Copy out each line of the listing that has the word "seaborn" in it.
───
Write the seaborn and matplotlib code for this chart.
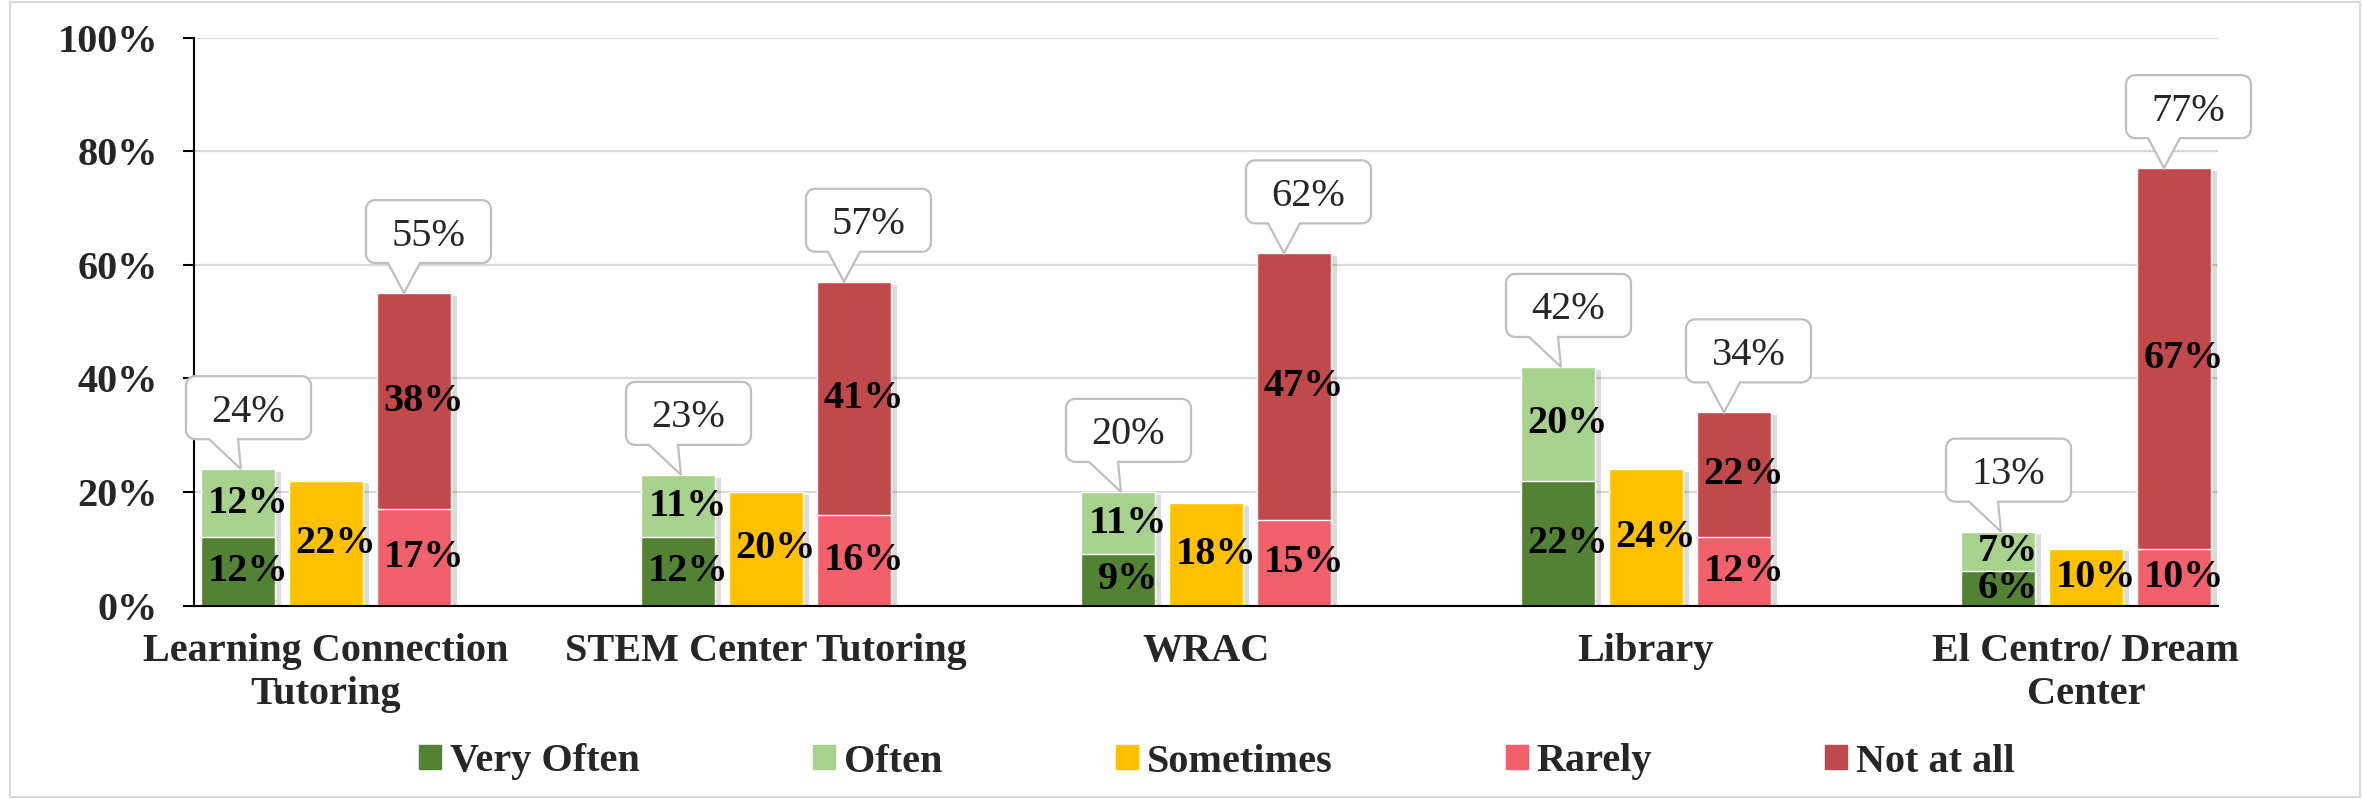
import numpy as np
import pandas as pd
import seaborn as sns
import matplotlib.pyplot as plt
from matplotlib.patches import Patch, PathPatch, Rectangle
from matplotlib.path import Path
from matplotlib.transforms import ScaledTranslation
import matplotlib.patheffects as pe

# datos (%)
categories = ["Learning Connection\nTutoring", "STEM Center Tutoring", "WRAC",
              "Library", "El Centro/ Dream\nCenter"]
very_often = [12, 12, 9, 22, 6]
often = [12, 11, 11, 20, 7]
sometimes = [22, 20, 18, 24, 10]
rarely = [17, 16, 15, 12, 10]
not_at_all = [38, 41, 47, 22, 67]
series = ["Very Often", "Often", "Sometimes", "Rarely", "Not at all"]
yticks = [0, 20, 40, 60, 80, 100]

colors = {"Very Often": "#548235", "Often": "#A9D18E", "Sometimes": "#FFC000",
          "Rarely": "#F2606B", "Not at all": "#C0494B"}

# 3 barras por grupo + 2 huecos, el ultimo grupo sin huecos -> 23 posiciones
n_slots = 5 * len(categories) - 2
slots = [f"s{i}" for i in range(n_slots)]

rows = []
for g in range(len(categories)):
    pos_tot = very_often[g] + often[g]
    neg_tot = rarely[g] + not_at_all[g]
    rows.append((slots[5 * g], "pos_total", pos_tot, often[g]))
    rows.append((slots[5 * g], "pos_bottom", very_often[g], very_often[g]))
    rows.append((slots[5 * g + 1], "mid", sometimes[g], sometimes[g]))
    rows.append((slots[5 * g + 2], "neg_total", neg_tot, not_at_all[g]))
    rows.append((slots[5 * g + 2], "neg_bottom", rarely[g], rarely[g]))
df = pd.DataFrame(rows, columns=["slot", "layer", "height", "label"])

sns.set_style("white")
plt.rcParams["font.family"] = ["Liberation Serif", "DejaVu Serif"]
plt.rcParams["font.weight"] = "bold"
FS = 29

fig = plt.figure(figsize=(23.62, 7.99), dpi=100)
ax = fig.add_axes([194 / 2362, 1 - 605.5 / 799, (2218 - 194) / 2362, 568 / 799])

# marco exterior
fig.patches.append(Rectangle((10 / 2362, 2 / 799), 2350 / 2362, 795 / 799,
                             transform=fig.transFigure, fill=False,
                             ec="#D9D9D9", lw=1.5, zorder=0))

layer_colors = {"pos_total": colors["Often"], "pos_bottom": colors["Very Often"],
                "mid": colors["Sometimes"], "neg_total": colors["Not at all"],
                "neg_bottom": colors["Rarely"]}
shadow = [pe.SimplePatchShadow(offset=(5, -2), shadow_rgbFace="black", alpha=0.14),
          pe.Normal()]

containers = {}
for layer in ["pos_total", "pos_bottom", "mid", "neg_total", "neg_bottom"]:
    sub = df[df.layer == layer]
    sns.barplot(data=sub, x="slot", y="height", order=slots, color=layer_colors[layer],
                saturation=1, width=0.83, errorbar=None, ax=ax, zorder=3)
    cont = ax.containers[-1]
    containers[layer] = (cont, sub)
    if layer in ("pos_total", "mid", "neg_total"):
        for p in cont:
            p.set_path_effects(shadow)

# etiquetas dentro de las barras
for layer in ["pos_total", "pos_bottom", "mid", "neg_total", "neg_bottom"]:
    cont, sub = containers[layer]
    for p, lab in zip(cont, sub["label"]):
        bottom = 0
        if layer in ("pos_total", "neg_total"):
            bottom = p.get_height() - lab
        xc = p.get_x() + p.get_width() / 2
        yc = bottom + lab / 2
        ax.annotate(f"{lab}%", (xc, yc), xytext=(7, 0), textcoords="offset points",
                    ha="center", va="center", fontsize=FS, fontweight="bold",
                    color="black", zorder=6)


def callout(x, y, text, box_l, box_r, base_l, base_r):
    # geometria en pixeles relativa a la punta
    bot, top, r = 30, 93, 9
    t = np.linspace(0, np.pi / 2, 8)
    pts = [(base_l, bot)]
    pts += [(box_l + r - r * np.sin(a), bot + r - r * np.cos(a)) for a in t]
    pts += [(box_l + r - r * np.cos(a), top - r + r * np.sin(a)) for a in t]
    pts += [(box_r - r + r * np.sin(a), top - r + r * np.cos(a)) for a in t]
    pts += [(box_r - r + r * np.cos(a), bot + r - r * np.sin(a)) for a in t]
    pts += [(base_r, bot), (0, 0), (base_l, bot)]
    verts = np.array(pts) / 100.0
    trans = fig.dpi_scale_trans + ScaledTranslation(x, y, ax.transData)
    patch = PathPatch(Path(verts, closed=True), fc="white", ec="#BFBFBF", lw=1.6,
                      transform=trans, zorder=7, clip_on=False)
    ax.add_patch(patch)
    ax.annotate(text, (x, y), xytext=((box_l + box_r) / 2 * 0.72, (bot + top) / 2 * 0.72),
                textcoords="offset points", ha="center", va="center_baseline",
                fontsize=FS, fontweight="normal", color="#262626", zorder=8)


for layer, geom in [("pos_total", (-55, 70, -32, -3, 3)),
                    ("neg_total", (-38, 87, -16, 16, -10))]:
    cont, sub = containers[layer]
    for p in cont:
        xc = p.get_x() + p.get_width() / 2
        top = p.get_height()
        bl, br, gl, gr, dx = geom
        # desplazar la punta dx px respecto del centro de la barra
        xd, yd = ax.transData.transform((xc, top))
        xt, _ = ax.transData.inverted().transform((xd + dx, yd))
        callout(xt, top, f"{int(round(top))}%", bl, br, gl, gr)

# ejes
ax.set_xlim(-0.5, n_slots - 0.5)
ax.set_ylim(0, 100)
ax.set_yticks(yticks)
ax.set_yticklabels([f"{v}%" for v in yticks], fontsize=FS, fontweight="bold")
centers = [5 * g + 1 for g in range(len(categories))]
ax.set_xticks(centers)
ax.set_xticklabels(categories, fontsize=FS, fontweight="bold", linespacing=1.2)
ax.set_xticks(np.arange(-0.5, n_slots, 1), minor=True)
ax.tick_params(axis="x", which="major", length=0, pad=20)
ax.tick_params(axis="x", which="minor", length=7.5, width=1.5, color="black", direction="out")
ax.tick_params(axis="y", length=8, width=1.5, color="black", direction="out", pad=18, left=True)
ax.set_xlabel("")
ax.set_ylabel("")
ax.yaxis.grid(True, color="#D9D9D9", lw=1.6)
ax.set_axisbelow(True)
for s in ["top", "right"]:
    ax.spines[s].set_visible(False)
for s in ["left", "bottom"]:
    ax.spines[s].set_color("black")
    ax.spines[s].set_linewidth(1.5)
    ax.spines[s].set_zorder(5)

handles = [Patch(color=colors[s]) for s in series]
fig.legend(handles, series, loc="center", bbox_to_anchor=(1217 / 2362, 1 - 762 / 799),
           ncol=5, frameon=False, handlelength=0.55, handleheight=0.55,
           handletextpad=0.22, columnspacing=4.3,
           prop={"size": FS, "weight": "bold", "family": "Liberation Serif"})

fig.savefig("out.png", dpi=100)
───
--- RESULT ---
Write the seaborn and matplotlib code for this chart.
import seaborn as sns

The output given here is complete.